Year after year Novo Mesto received reports of high levels of PM10, but city leaders were uncertain how to fix it.
Becoming A Smart City Is Not A Goal; It’s A Lifestyle
“We obviously had to do something,” says Peter Gersic, Project Development Manager for Municipality of Novo Mesto, “because air pollution does not go away by itself. But frankly, we didn’t know what to do with the data.”
After some research the city turned to SAP and Telekom Slovenia. Juraj Kovac, a Telekom business analyst with the right technical credentials for implementing smart city solutions, explains how it works. Basically, sensors were installed all over the city to gather data not only on air pollution but on other important environmental metrics including water usage and light pollution.

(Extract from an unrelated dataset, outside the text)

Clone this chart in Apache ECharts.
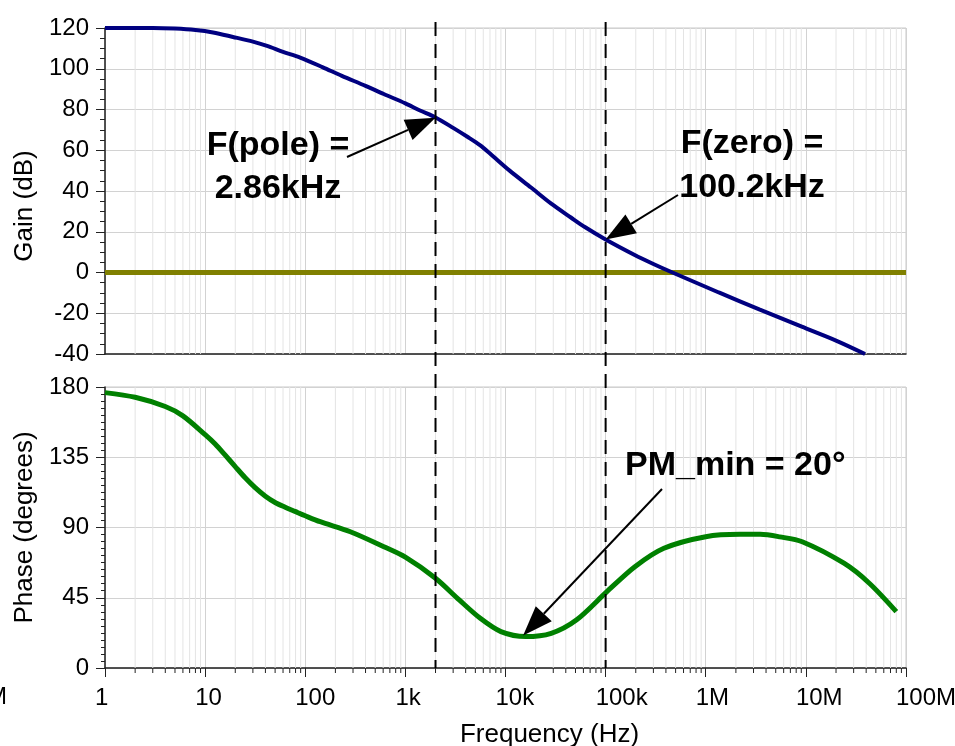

“We use SAP Leonardo to collect the data, and SAP Analytics to analyze it,” says Kovac. “All our IoT platforms run on the SAP Cloud Platform. The data is used by the municipal government to make operational decisions and by citizens using mobile apps, for example, to find parking spaces.”
Improving urban life
The deputy mayor realizes that managing city resources is not just a job for the government. It’s about helping people make lifestyle changes. “If we want people to drive less, we need to give them alternatives like public transport and bike paths,” says Grobler. “It’s not enough to motivate people to buy electric cars; we have to make sure they can easily park and recharge them.”
What Novo Mesto hopes to achieve on a small scale with smart technology is already happening in cities on every continent. From green buildings and sensor-based trash collection to more public transportation and online citizen services, smart cities are revolutionizing urban living.
New York City, for example, has been named as the most developed smart city in the world for two years in a row for using an automated metering system to better understand how its 8.5 million people use 1 billion gallons of water each day. London, second on the list, has been recognized for its mass transport system and urban planning policies.
The Toronto Transit Commission uses SAP technology to optimize process visibility and communication for the diverse staff that keeps the city moving. SAP IoT Technology is helping the city of Antibes better manage its water resources. The city of Nanjing is using SAP traffic sensor technology to help make the city achieve a greener, more humanistic culture.